There are also some post-1990 pictorials that could be equally helpful. For instance, the injunction “Take the Gap, ANC” on the paper’s front page in the week that FW de Klerk decriminalised the organisation. Or the photograph of a recently freed Nelson Mandela with the paper’s founders Anton Harber, Irwin Manoim and Shaun Johnson, alongside the information that the first press interview Mandela gave as a free man was to The Weekly Mail.      
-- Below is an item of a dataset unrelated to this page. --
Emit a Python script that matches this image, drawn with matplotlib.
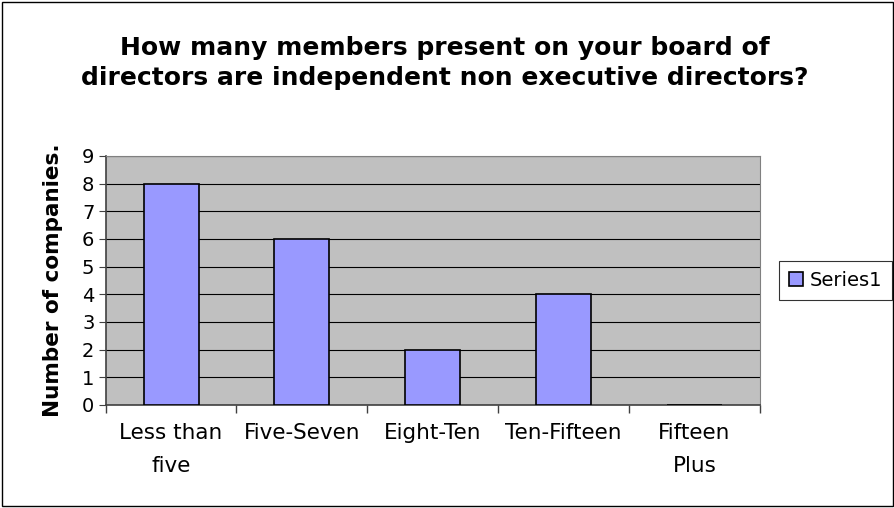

Likewise, members of the current ANC may want to read, and reread, the following paragraph from Harber’s essay contribution to the book: “But in a lifetime of journalism one can snatch a few moments when one does things just because one is telling a story that someone important does not want told, and because it has the ring of truth. We spend much of our time as reporters counting sources, double-checking facts, getting reaction, but the best stories are those that one knows in one’s gut to be true. Even better when it is a truth that will keep someone in authority awake at night.”

Then again, maybe the current ANC members don’t really want to read this paragraph. While Harber’s words were about the early years at The Weekly Mail, which “had more than their fair share of this kind of energy,” the rest of the book shows quite convincingly that it was an energy that never really left the newspaper.
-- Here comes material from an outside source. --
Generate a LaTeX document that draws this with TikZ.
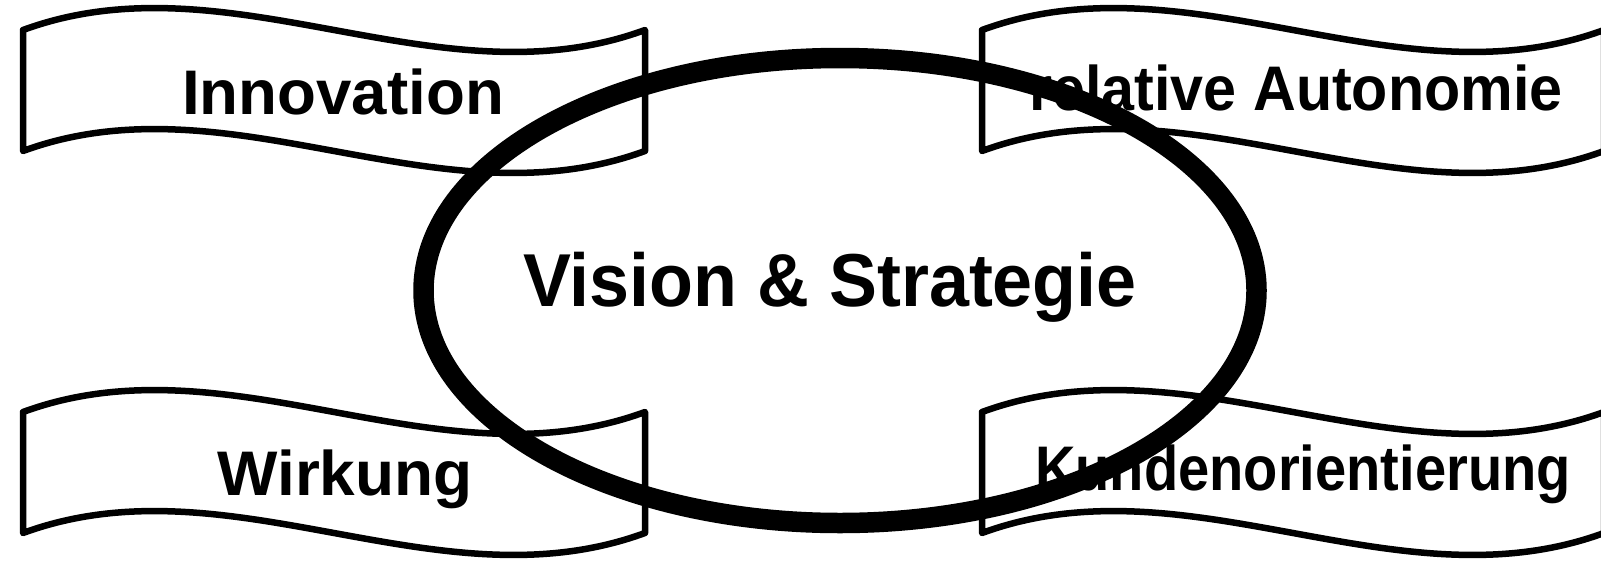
\documentclass[tikz,border=0pt]{standalone}
\usepackage{fontspec}
\setmainfont{Liberation Sans}
\begin{document}
\begin{tikzpicture}[x=1pt,y=-1pt]
\useasboundingbox (0,0) rectangle (1601,563);
\tikzset{
  banner/.style={draw=black, line width=6.5pt, fill=white, line join=round},
  lbl/.style={font=\fontsize{63}{70}\selectfont\bfseries, inner sep=0pt, anchor=base},
  biglbl/.style={font=\fontsize{75}{80}\selectfont\bfseries, inner sep=0pt, anchor=base},
  ring/.style={draw=black, line width=20.5pt}
}
\newcommand\wavebanner[2]{%
  \path[banner] (#1,#2) .. controls (#1+207,#2-76) and (#1+415,#2+76) .. (#1+622,#2)
    -- (#1+622,#2+121) .. controls (#1+415,#2+197) and (#1+207,#2+45) .. (#1,#2+121) -- cycle;}
\wavebanner{23}{30}
\wavebanner{982}{30}
\wavebanner{23}{412}
\wavebanner{982}{412}
\node[lbl] (inno) at (343,114.5) {\scalebox{1.01}[1]{Innovation}};
\node[lbl] (auto) at (1296,110) {\scalebox{0.94}[1]{relative Autonomie}};
\node[lbl] (wirk) at (345,495) {\scalebox{1.015}[1]{Wirkung}};
\node[lbl] (kund) at (1303,490) {\scalebox{0.89}[1]{Kundenorientierung}};
\node[biglbl] (vis) at (830,306) {\scalebox{0.958}[1]{Vision \& Strategie}};
\path[ring] (840,290.5) ellipse [x radius=416.5, y radius=232.5];
\end{tikzpicture}
\end{document}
Photo: M&G front pages, 15 September 2000 and 24 January 1992.

Through the years beginning when the UK Guardian bought into the newspaper and it became known as the Weekly Mail & Guardian, and later simply the Mail & Guardian, it has remained more or less true to the principles on which it was founded. As evidenced by the later spreads in the book, the paper “held Mandela to his promise of progress within 100 days of the new Government of National Unity’s inception,” and such uncompromising evaluations would become a regular feature of the M&G, notably – but far from exclusively – in the form of annual report cards for all government ministers.

Again, the leads say it all: “The Gravy Train Stops Here” (May 1995); “State oil scandal: A dossier of sleaze” (November 1997); “How Cabinet chose guns instead of butter” (April 2001); “Tony Yengeni’s 4×4 ‘cover-up’” (May 2002). As was the case during the apartheid years, these stories were not without their dangers or difficulties – leads like “State tries to gag us over ‘arms secrets’” (August 2001) pepper the book.
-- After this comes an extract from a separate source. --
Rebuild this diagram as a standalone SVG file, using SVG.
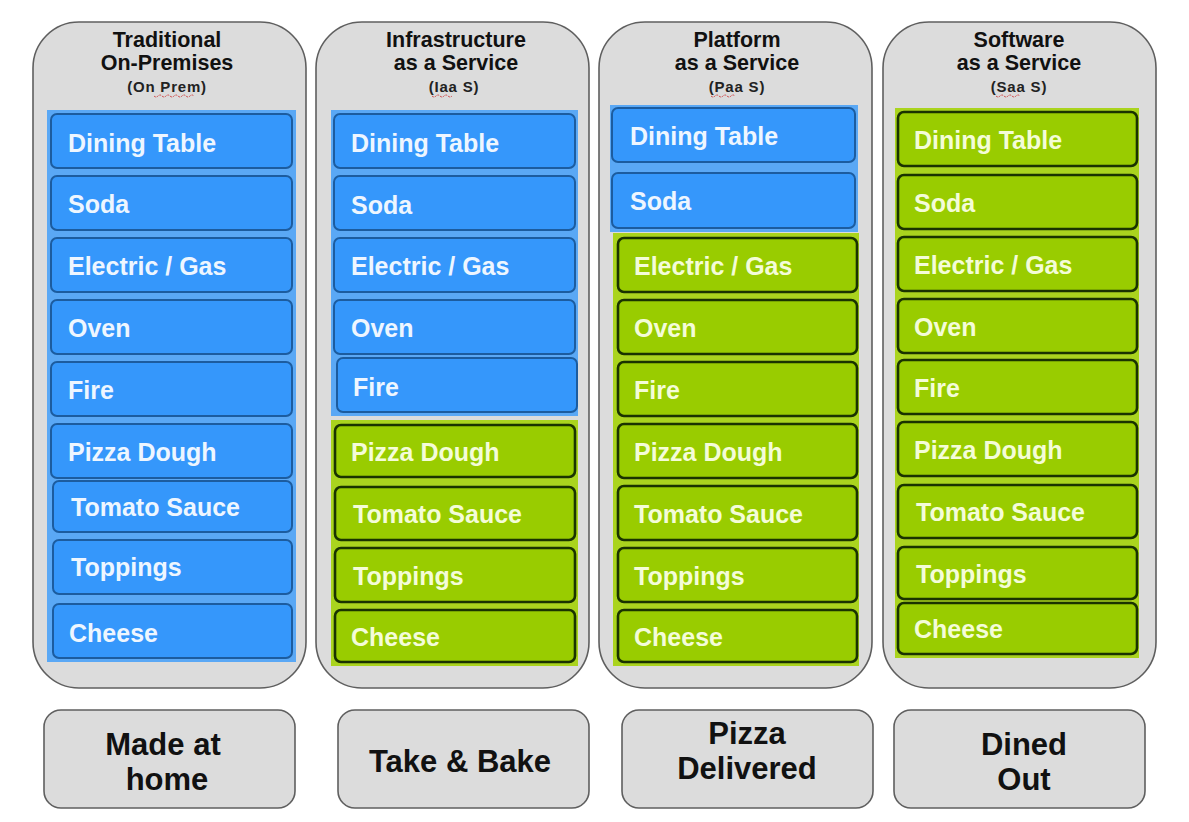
<svg xmlns="http://www.w3.org/2000/svg" width="1189" height="822" viewBox="0 0 1189 822">
<defs>
<style>
.panel{fill:#dcdcdc;stroke:#5f5f5f;stroke-width:1.6}
.hdr{font-family:"Liberation Sans",Arial,sans-serif;font-weight:bold;font-size:21.5px;fill:#111;text-anchor:middle}
.sub{font-family:"Liberation Sans",Arial,sans-serif;font-weight:bold;font-size:15px;fill:#222;text-anchor:middle;letter-spacing:0.8px}
.bb{fill:#5aa8f5}
.gb{fill:#aad41e}
.b{fill:#3597fb;stroke:#1c5c9f;stroke-width:2}
.g{fill:#99cc00;stroke:#1a3300;stroke-width:2.6}
.bt{font-family:"Liberation Sans",Arial,sans-serif;font-weight:bold;font-size:25px;fill:#eef6ff}
.gt{font-family:"Liberation Sans",Arial,sans-serif;font-weight:bold;font-size:25px;fill:#f4fcd8}
.box{fill:#dcdcdc;stroke:#5f5f5f;stroke-width:1.6}
.lbl{font-family:"Liberation Sans",Arial,sans-serif;font-weight:bold;font-size:31px;fill:#111;text-anchor:middle}
.sq{fill:none;stroke:#d04848;stroke-width:1;stroke-dasharray:2 1}
</style>
</defs>

<!-- Column 1 -->
<g id="col-onprem">
<rect class="panel" x="33" y="22" width="273" height="666" rx="46"/>
<text class="hdr" x="167" y="47">Traditional</text>
<text class="hdr" x="167" y="70">On-Premises</text>
<text class="sub" x="167" y="92">(On Prem)</text>
<path class="sq" d="M154 96 q2 2 4 0 t4 0 t4 0 t4 0 t4 0 t4 0 t4 0 t4 0 t4 0 t4 0"/>
<rect class="bb" x="47" y="110" width="249" height="552"/>
<g id="c1-dining"><rect class="b" x="51" y="114" width="241" height="54" rx="6"/><text class="bt" x="68" y="152">Dining Table</text></g>
<g id="c1-soda"><rect class="b" x="51" y="176" width="241" height="54" rx="6"/><text class="bt" x="68" y="213">Soda</text></g>
<g id="c1-elec"><rect class="b" x="51" y="238" width="241" height="54" rx="6"/><text class="bt" x="68" y="275">Electric / Gas</text></g>
<g id="c1-oven"><rect class="b" x="51" y="300" width="241" height="54" rx="6"/><text class="bt" x="68" y="337">Oven</text></g>
<g id="c1-fire"><rect class="b" x="51" y="362" width="241" height="54" rx="6"/><text class="bt" x="68" y="399">Fire</text></g>
<g id="c1-dough"><rect class="b" x="51" y="424" width="241" height="54" rx="6"/><text class="bt" x="68" y="461">Pizza Dough</text></g>
<g id="c1-sauce"><rect class="b" x="53" y="481" width="239" height="51" rx="6"/><text class="bt" x="71" y="516">Tomato Sauce</text></g>
<g id="c1-top"><rect class="b" x="53" y="540" width="239" height="54" rx="6"/><text class="bt" x="71" y="576">Toppings</text></g>
<g id="c1-cheese"><rect class="b" x="53" y="604" width="239" height="54" rx="6"/><text class="bt" x="69" y="642">Cheese</text></g>
</g>

<!-- Column 2 -->
<g id="col-iaas">
<rect class="panel" x="316" y="22" width="273" height="666" rx="46"/>
<text class="hdr" x="456" y="47">Infrastructure</text>
<text class="hdr" x="456" y="70">as a Service</text>
<text class="sub" x="454" y="92">(Iaa S)</text>
<path class="sq" d="M432 96 q2 2 4 0 t4 0 t4 0 t4 0 t4 0"/>
<rect class="bb" x="331" y="110" width="247" height="306"/>
<rect class="gb" x="331" y="420" width="247" height="246"/>
<g id="c2-dining"><rect class="b" x="334" y="114" width="241" height="54" rx="6"/><text class="bt" x="351" y="152">Dining Table</text></g>
<g id="c2-soda"><rect class="b" x="334" y="176" width="241" height="54" rx="6"/><text class="bt" x="351" y="214">Soda</text></g>
<g id="c2-elec"><rect class="b" x="334" y="238" width="241" height="54" rx="6"/><text class="bt" x="351" y="275">Electric / Gas</text></g>
<g id="c2-oven"><rect class="b" x="334" y="300" width="241" height="54" rx="6"/><text class="bt" x="351" y="337">Oven</text></g>
<g id="c2-fire"><rect class="b" x="337" y="358" width="240" height="54" rx="6"/><text class="bt" x="353" y="396">Fire</text></g>
<g id="c2-dough"><rect class="g" x="335" y="425" width="240" height="52" rx="6"/><text class="gt" x="351" y="461">Pizza Dough</text></g>
<g id="c2-sauce"><rect class="g" x="335" y="487" width="240" height="53" rx="6"/><text class="gt" x="353" y="523">Tomato Sauce</text></g>
<g id="c2-top"><rect class="g" x="335" y="548" width="240" height="54" rx="6"/><text class="gt" x="353" y="585">Toppings</text></g>
<g id="c2-cheese"><rect class="g" x="335" y="610" width="240" height="52" rx="6"/><text class="gt" x="351" y="646">Cheese</text></g>
</g>

<!-- Column 3 -->
<g id="col-paas">
<rect class="panel" x="599" y="22" width="273" height="666" rx="46"/>
<text class="hdr" x="737" y="47">Platform</text>
<text class="hdr" x="737" y="70">as a Service</text>
<text class="sub" x="737" y="92">(Paa S)</text>
<path class="sq" d="M711 96 q2 2 4 0 t4 0 t4 0 t4 0 t4 0 t4 0"/>
<rect class="bb" x="610" y="105" width="248" height="127"/>
<rect class="gb" x="613" y="233" width="246" height="433"/>
<g id="c3-dining"><rect class="b" x="612" y="108" width="243" height="54" rx="6"/><text class="bt" x="630" y="145">Dining Table</text></g>
<g id="c3-soda"><rect class="b" x="612" y="173" width="243" height="55" rx="6"/><text class="bt" x="630" y="210">Soda</text></g>
<g id="c3-elec"><rect class="g" x="618" y="238" width="239" height="54" rx="6"/><text class="gt" x="634" y="275">Electric / Gas</text></g>
<g id="c3-oven"><rect class="g" x="618" y="300" width="239" height="54" rx="6"/><text class="gt" x="634" y="337">Oven</text></g>
<g id="c3-fire"><rect class="g" x="618" y="362" width="239" height="54" rx="6"/><text class="gt" x="634" y="399">Fire</text></g>
<g id="c3-dough"><rect class="g" x="618" y="424" width="239" height="54" rx="6"/><text class="gt" x="634" y="461">Pizza Dough</text></g>
<g id="c3-sauce"><rect class="g" x="618" y="486" width="239" height="54" rx="6"/><text class="gt" x="634" y="523">Tomato Sauce</text></g>
<g id="c3-top"><rect class="g" x="618" y="548" width="239" height="54" rx="6"/><text class="gt" x="634" y="585">Toppings</text></g>
<g id="c3-cheese"><rect class="g" x="618" y="610" width="239" height="52" rx="6"/><text class="gt" x="634" y="646">Cheese</text></g>
</g>

<!-- Column 4 -->
<g id="col-saas">
<rect class="panel" x="883" y="22" width="273" height="666" rx="46"/>
<text class="hdr" x="1019" y="47">Software</text>
<text class="hdr" x="1019" y="70">as a Service</text>
<text class="sub" x="1019" y="92">(Saa S)</text>
<path class="sq" d="M996 96 q2 2 4 0 t4 0 t4 0 t4 0 t4 0 t4 0"/>
<rect class="gb" x="895" y="108" width="244" height="550"/>
<g id="c4-dining"><rect class="g" x="898" y="112" width="239" height="54" rx="6"/><text class="gt" x="914" y="149">Dining Table</text></g>
<g id="c4-soda"><rect class="g" x="898" y="175" width="239" height="54" rx="6"/><text class="gt" x="914" y="212">Soda</text></g>
<g id="c4-elec"><rect class="g" x="898" y="237" width="239" height="54" rx="6"/><text class="gt" x="914" y="274">Electric / Gas</text></g>
<g id="c4-oven"><rect class="g" x="898" y="299" width="239" height="54" rx="6"/><text class="gt" x="914" y="336">Oven</text></g>
<g id="c4-fire"><rect class="g" x="898" y="360" width="239" height="54" rx="6"/><text class="gt" x="914" y="397">Fire</text></g>
<g id="c4-dough"><rect class="g" x="898" y="422" width="239" height="54" rx="6"/><text class="gt" x="914" y="459">Pizza Dough</text></g>
<g id="c4-sauce"><rect class="g" x="898" y="485" width="239" height="53" rx="6"/><text class="gt" x="916" y="521">Tomato Sauce</text></g>
<g id="c4-top"><rect class="g" x="898" y="547" width="239" height="52" rx="6"/><text class="gt" x="916" y="583">Toppings</text></g>
<g id="c4-cheese"><rect class="g" x="898" y="603" width="239" height="51" rx="6"/><text class="gt" x="914" y="638">Cheese</text></g>
</g>

<!-- Bottom labels -->
<g id="lbl-home"><rect class="box" x="44" y="710" width="251" height="98" rx="17"/><text class="lbl" x="163" y="755">Made at</text><text class="lbl" x="167" y="790">home</text></g>
<g id="lbl-takebake"><rect class="box" x="338" y="710" width="251" height="98" rx="17"/><text class="lbl" x="460" y="772">Take &amp; Bake</text></g>
<g id="lbl-delivered"><rect class="box" x="622" y="710" width="251" height="98" rx="17"/><text class="lbl" x="747" y="744">Pizza</text><text class="lbl" x="747" y="779">Delivered</text></g>
<g id="lbl-dined"><rect class="box" x="894" y="710" width="251" height="98" rx="17"/><text class="lbl" x="1024" y="755">Dined</text><text class="lbl" x="1024" y="790">Out</text></g>

<g id="connectors"></g>
</svg>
In light of the proposed Protection of Information Act and Media Appeals Tribunal, it’s not entirely correct to ask at what point the ANC became properly fed up with the Mail & Guardian – it hasn’t been the only paper, to paraphrase Harber, keeping people in authority awake at night. But, whatever The Party says about incompetent journalism driving its policies, it’s clear that the M&G’s investigative tradition has played a major role in bringing the perennial battle between media and government to the boil.

Under the post-Harber/Manoim editorships of Phillip van Niekerk, Howard Barrell, Mondli Makhanya, Ferial Haffajee and, currently, Nic Dawes, the paper hasn’t let up; it’s probed and irritated and exposed, and has hardly ever apologised. Recently we’ve seen leads like “Mob Nation: A story of a country that exploded” (May 2008), “Nyanda Inc makes millions from govt” (January 2010) and “’I live on handouts,’ says Julius Malema” (March 2010).

While Shaun de Waal’s book isn’t only about the hard-hitting front-page news items that have come to define the M&G – there are equally compelling visual and textual reflections on the paper’s marketing tradition, its arts and culture commentary, its digital innovativeness, and (essentially) its people – it is mainly about that. How could it not be? And a good thing that it is too, because the book has been released just in time to remind ANC members of certain things they’d rather forget.